A responsabilidade corporativa ainda é definida de modo instrumental: seja pelos que a compreendem como capacidade da empresa de criar valor nas suas redes de relações; seja pelos que a encaram como gestão preventiva de impactos econômicos, ambientais, sociais e políticos (uma visão meio defensiva e, além disso, incompleta; melhor seria dizer: gestão proativa dos recursos e dos impactos econômicos, ambientais, sociais e políticos); seja, por último, pelos que a defendem como uma expressão da sintonia da empresa com o desenvolvimento sustentável por meio do compromisso com uma agenda nacional, com uma agenda local (realizando investimentos sociais privados em prol do desenvolvimento na localidade onde a empresa está sediada ou de alguma outra localidade ou setor adotados por ela) e com uma agenda de engajamento dos diversos públicos internos da empresa (por meio do estímulo às doações individuais de recursos dos seus colaboradores e da promoção do voluntariado corporativo).

Independentemente dessas diversas conceituações de responsabilidade social, tudo ainda é feito para que a empresa continue existindo com a mesma cabeça e com o mesmo corpo (e, sobretudo, com as mesmas relações entre sua cabeça e seu corpo).

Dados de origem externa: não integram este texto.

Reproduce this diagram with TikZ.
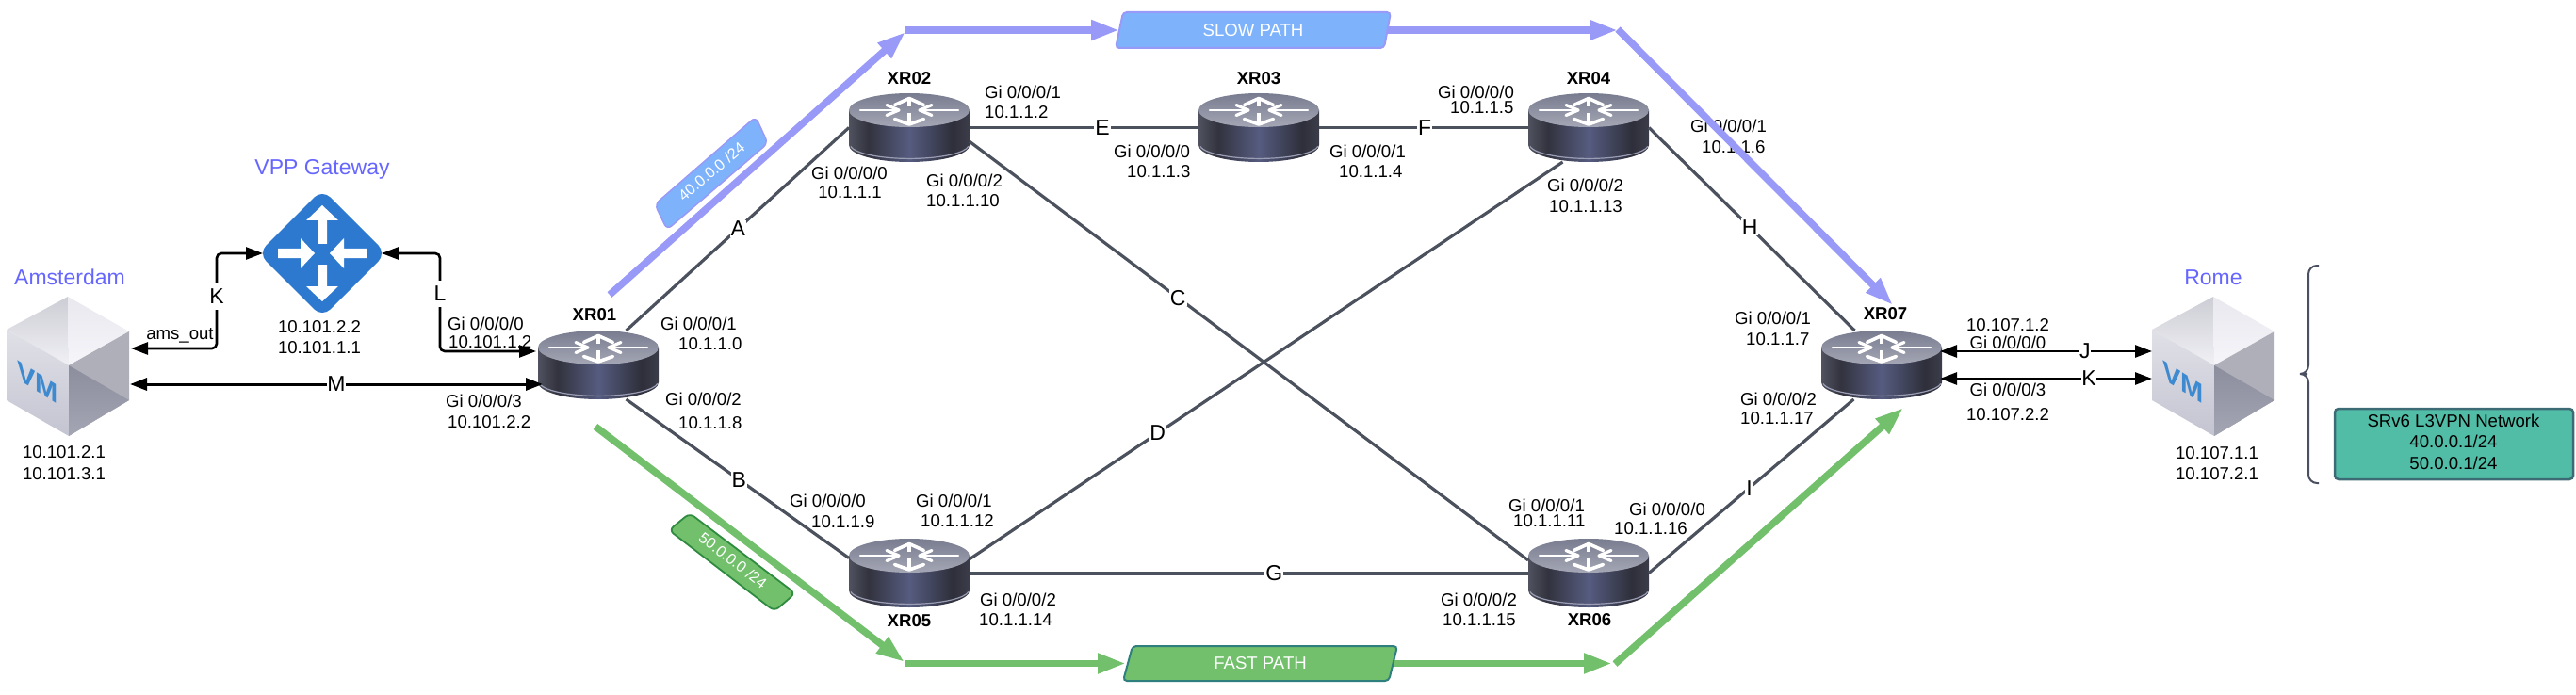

A responsabilidade social é mais um instrumento para que ela – a empresa - não perca terreno em relação aos seus concorrentes, sem ter que mexer muito nos seus padrões de organização e funcionamento. Se não fosse assim, os encarregados do assunto dentro das empresas deveriam participar do seu núcleo estratégico decisório (o que é raro: quando não está no marketing – o que já é um avanço – esse pessoal é alocado em algum departamento lateral, como mais um braço da empresa).

Tudo isso revela – na prática, para além dos discursos construídos, decorados e proferidos “para inglês ver” – uma incompreensão do fato de que uma empresa só pode ser sustentável se for capaz de exercitar sua responsabilidade corporativa. Ora, já existem pelo menos três razões para sustentarmos isso. A primeira razão é que a sustentabilidade de uma empresa tem a ver com as relações entre a sua atuação e o ambiente externo à empresa (o mundo, o país, a localidade onde está situada) e, assim, a empresa deve assumir na prática a responsabilidade pelos impactos (econômicos, sociais, ambientais e políticos) que a sua atuação produzirá nesse ambiente externo. A segunda razão, mais forte, é que a sustentabilidade de uma empresa tem a ver com as relações entre o ambiente interno e o ambiente externo à empresa (e ela deve conseguir manter uma congruência dinâmica entre esses dois ambientes, assumindo e exercendo a responsabilidade por monitorar essa relação e modificar continuamente a sua estrutura e a sua dinâmica para manter tal congruência). Por último, a terceira razão, mais forte ainda, é que não é a empresa isoladamente que pode ser sustentável e sim a sua rede de relações, da qual participam seus diversos públicos, internos e externos e, assim, a empresa deve assumir a responsabilidade por tecer e animar essa rede de modo a permitir a emergência de processos sistêmicos de coordenação capazes de ensejar a conservação da sua adaptação e da sua organização.

Em suma, a compreensão que falta, para que avancemos para um conceito contemporâneo de responsabilidade social sintonizado com as novas exigências da sustentabilidade, é a de que o que chamamos de sustentabilidade da empresa (ou da sua rede de relações) ocorre somente enquanto a empresa se desenvolve.

Isso exige uma nova compreensão do desenvolvimento. Embora o conceito de desenvolvimento evoque a idéia de movimento (de formação, crescimento e mudança – que são movimentos) em direção à sustentabilidade, não se compreendeu ainda que pode haver movimento sem haver desenvolvimento. Por exemplo, o simples crescimento de tamanho (no caso de uma empresa: de faturamento, de número de funcionários, de número de filiais) é um movimento, mas não é, por si só e necessariamente, desenvolvimento. Uma empresa pode crescer, crescer, crescer e... desaparecer (como naquela anedota do doente que “morreu, mas morreu bem melhor”). Por isso que desenvolvimento é algo mais do que crescimento. E no caso de sistemas formados por seres humanos, desenvolvimento só é desenvolvimento mesmo se for humano, social e sustentável. Essa é uma nova concepção de desenvolvimento, que vale para qualquer coletividade humana estável, seja uma sociedade, seja uma organização (como uma empresa).

E ela pode contribuir para colocar no lugar a noção, ainda tão maltratada nos meios empresariais, de responsabilidade social.